WG 3: Expression of genes involved in the production of osmo-protectants.
Metabolic responses of higher plants to hyperosmotic stress determine cell survival in an unfavourable environment and thus represent important aspects of stress adaptation. Different sugars, glutamate-derived amino acids, such as proline or amino acids belonging to the aspartate family, and chaperonins are important components of abiotic stress responses and contribute to maintaining cellular homeostasis, redox balance, and detoxification. Metabolic stress responses are controlled at both transcriptional and post-transcriptional levels, as well as by modulating the activity of key regulatory proteins through post-translational modification, feed back regulation or protein degradation. ABA and sugar regulation play central roles in the signalling mechanisms that control the levels and turnover of key metabolites during osmotic stress. Research in WG 3 will focus on:
WG3.1 Dissection of stress-associated signalling cascades that control proline accumulation, and the synthesis of aspartate and glutamate-derived compounds using metabolomic and genomic approaches.
WG3.2 Study of cross-talk between abiotic stress, and dark and sugar starvation with respect to glutamate derived amino acids by employing transcription profiling and metabolomics.

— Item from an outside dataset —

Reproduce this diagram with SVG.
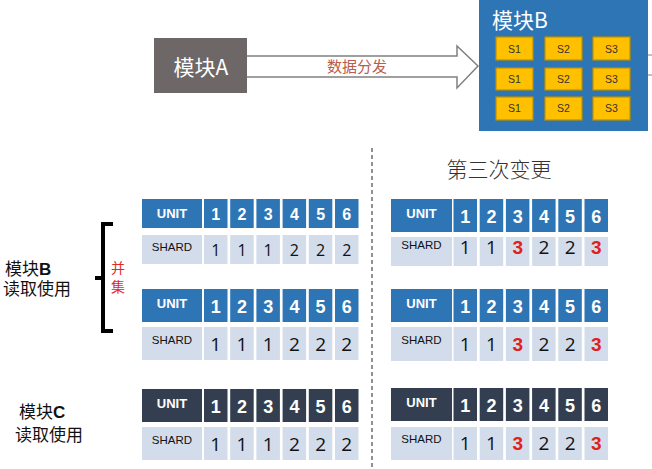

WG3.3. Study of regulation of Asp-family metabolic network that controls methionine biosynthesis, and growth-associated processes via the S-adenosylmethionine (SAM) synthase.
WG3.4 Investigation of SnRK kinases and bZIP transcription factors regulating key genes in sugar, aspartate and proline metabolism.
WG3.5 Study of the expression of genes involved in the above mentioned metabolic processes and investigation of regulation of synthesis, stability and activity of specific proteins with chaperone-like functions.